Flowerbeds and other hazards
June 6, 2008
Kevin Stevenson can really pound his golf ball.
Sometimes he just doesn’t know where it’s going.
On a recent Tuesday evening, the young Shawnee Country Club member was playing in a golf league match with his playing partner, Curt Rayner, the Rehoboth Beach sunglass store magnate.
Their team and their competitors were teeing off on the 346-yard par 4 fifth hole. It’s a dogleg right, with two bunkers pinching in at the corner of the dogleg about 140 yards from the green.
To the right of that bunkered corner sits the white tee box for the 179-yard par-3 fourth hole, where our foursome had just finished hitting our shots.
We heard a somewhat muffled shout of “FORE RIGHT!” Most of us ducked our heads or covered them with our hands, while listening for the sound of Stevenson’s golf ball.
It came soon enough, whistling over John Eustis’s head and bouncing on the paved cartpath behind him. As he turned to watch, the ball caromed high in the air a second time. It then dove into the huge, cosmos-filled flowerbed that lies between the fourth tee and the back tee box for the nearby sixth hole.
The cosmos and other wildflowers are very pretty now, with most of the blooms either yellow or a purplish red.
On the other hand, they’re also between 18 inches and two feet high.
Eustis saw exactly where the ball entered the flowerbed, but there was no finding Stevenson’s errant drive. He put a head cover from his driver near the spot where the ball disappeared.
Then the fun began.
After riding up to the flower patch, Stevenson and Rayner then drove back to the fifth tee. Stevenson hit a provisional ball, because the two teams couldn’t agree on what to do about his first drive’s results.
Eustis told them that he saw exactly where the ball went, and that based on his similar experience in a club championship tournament, Stevenson should simply drop a new ball just outside the patch, and play on without penalty.
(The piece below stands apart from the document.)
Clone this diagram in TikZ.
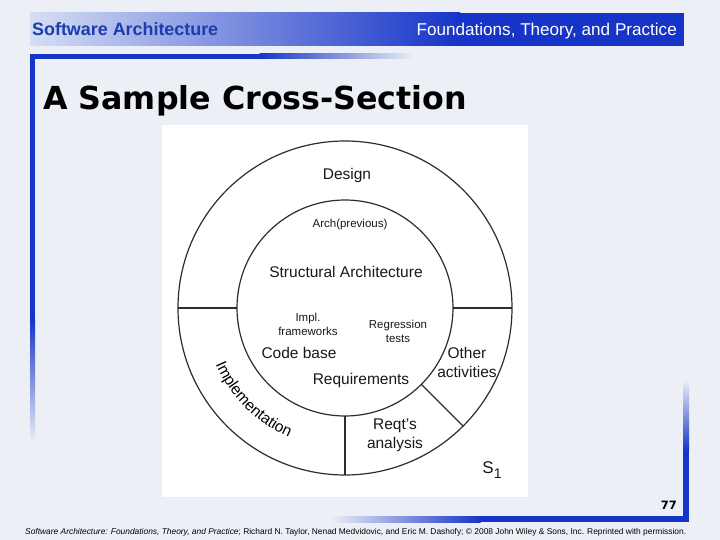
\documentclass[tikz,border=0pt]{standalone}
\usepackage{graphicx}
\usepackage{fontspec}
\setmainfont{Liberation Sans}
\newfontfamily\vfont{DejaVu Sans}
\usetikzlibrary{decorations.text}
\definecolor{bg}{RGB}{236,239,245}
\definecolor{hblue}{RGB}{22,52,200}
\definecolor{hlight}{RGB}{214,222,244}
\definecolor{htext}{RGB}{28,62,172}
\definecolor{ink}{RGB}{25,25,25}
\definecolor{lines}{RGB}{45,45,45}
\begin{document}
\begin{tikzpicture}[x=1pt,y=-1pt,line join=round,
  ring/.style={draw=lines,line width=1.2pt},
  lbl/.style={inner sep=0pt,text=ink,align=center,font=\fontsize{15.5}{19}\selectfont},
  sm/.style={inner sep=0pt,text=ink,align=center,font=\fontsize{11.5}{14}\selectfont}]
\useasboundingbox (0,0) rectangle (720,540);
\fill[bg] (0,0) rectangle (720,540);
% header bar
\shade[left color=hlight,right color=hblue] (30,13) rectangle (460,46);
\fill[hblue] (459.5,13) rectangle (684,46);
\node[anchor=base west,inner sep=0pt,text=htext,font=\fontsize{17.9}{20}\selectfont\bfseries] (hl) at (32,36) {Software Architecture};
\node[anchor=base east,inner sep=0pt,text=white,font=\fontsize{17.1}{20}\selectfont] (hr) at (677,36) {Foundations, Theory, and Practice};
% title frame
\fill[hblue] (30,54) rectangle (260,59);
\shade[left color=hblue,right color=bg] (259.5,54) rectangle (415,59);
\fill[hblue] (30,54) rectangle (35,320);
\shade[top color=hblue,bottom color=bg] (30,319.5) rectangle (35,442);
\shade[left color=bg,right color=hblue] (330,516) rectangle (480.5,522);
\fill[hblue] (480,516) rectangle (689,522);
\shade[top color=bg,bottom color=hblue] (683,380) rectangle (689,450.5);
\fill[hblue] (683,450) rectangle (689,522);
\node[anchor=base west,inner sep=0pt,font=\fontsize{31.7}{36}\selectfont\vfont\bfseries] (title) at (43,109.5) {A Sample Cross-Section};
% white panel
\fill[white] (162,125) rectangle (528,497);
% diagram
\coordinate (c) at (345,308);
\draw[ring] (c) circle[radius=167];
\draw[ring] (c) circle[radius=108];
\coordinate (oL) at (178,308); \coordinate (iL) at (237,308);
\coordinate (iR) at (453,308); \coordinate (oR) at (512,308);
\coordinate (iB) at (345,416); \coordinate (oB) at (345,475);
\coordinate (iD) at (421.4,384.4); \coordinate (oD) at (463.1,426.1);
\draw[ring] (oL) -- (iL);
\draw[ring] (iR) -- (oR);
\draw[ring] (iB) -- (oB);
\draw[ring] (iD) -- (oD);
\begin{scope}[shift={(345pt,-308pt)}]
\path[decorate,decoration={text along path,text align=center,
  text={|\fontsize{15.5}{18}\selectfont|Implementation}}]
  (195:141pt) arc[start angle=195,end angle=255,radius=141pt];
\end{scope}
\node[lbl] (design) at (347,175) {Design};
\node[sm] (archprev) at (350,225) {Arch(previous)};
\node[lbl] (struct) at (346,272) {Structural Architecture};
\node[sm] (impl) at (308,324) {Impl.\\frameworks};
\node[sm] (regr) at (398,331) {Regression\\tests};
\node[lbl] (code) at (299,353) {Code base};
\node[lbl] (req) at (361,380) {Requirements};
\node[lbl] (other) at (467,362) {Other\\activities};
\node[lbl] (reqt) at (395,435) {Reqt's\\analysis};
\node[inner sep=0pt,text=ink,font=\fontsize{17}{20}\selectfont] (s1) at (492,470) {S\raisebox{-5pt}{\fontsize{14}{16}\selectfont 1}};
% footer
\node[anchor=base east,inner sep=0pt,font=\fontsize{11.5}{14}\selectfont\vfont\bfseries] (num) at (677,509) {77};
\node[anchor=base west,inner sep=0pt] (foot) at (25,534) {\resizebox{661pt}{!}{\fontsize{7}{8}\selectfont\textit{Software Architecture: Foundations, Theory, and Practice}; Richard N. Taylor, Nenad Medvidovic, and Eric M. Dashofy; \textcopyright{} 2008 John Wiley \& Sons, Inc. Reprinted with permission.}};
\end{tikzpicture}
\end{document}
The other foursome disagreed, with one player insisting that since Stevenson couldn’t find his first tee shot, he had to count it as a lost ball.
The discussion continued into the clubhouse later that evening, and I’m not sure what was the final decision for the match.
On the other hand, the Shawnee scorecard says the same thing as many other golf courses: “Free drop from flower beds, roadways, and cart paths.”
Even so, that statement doesn’t completely answer the question, because in this instance no one could find the ball after it landed among the flowers.
However, the current Rules of Golf suggest that clubs can adopt a Local Rule that deals with that wrinkle, or treat it under Rule 25 dealing with Abnormal Ground Conditions. “If it is known or virtually certain” that the ball is in the flowerbed, the player can substitute another ball, without penalty, and drop it at an appropriate spot adjacent to the area, no closer to the hole.
That sounds fair, but it starkly contrasts with the same situation facing golfers who hook their tee shots on Shawnee’s fifth or sixth holes. Several yards to the left of the fairway, the grass is now at least knee-high, creating a near-certain lost ball opportunity for golfers unlucky enough to hit one there.
It might be nice to have those areas marked as a lateral hazard, which would take a little bit of the sting out of landing a ball in the high stuff. That wouldn’t be quite as forgiving as the flowerbed rule. On the other hand, you do have the option of whacking away if you’d like, which the flower rule is designed to prevent.
John Purple, Jr. is a 2005 Cape Henlopen grad and standout member of the Viking golf team. The 4-handicapper now plays for Wilmington University, but continues to mess about on local courses when he can.
He recently scored his first hole in one at Kings Creek Country Club’s 138-yard eighth hole. Purple used a nine iron from the blue tees.
Sounds like he took a little off his normal shot.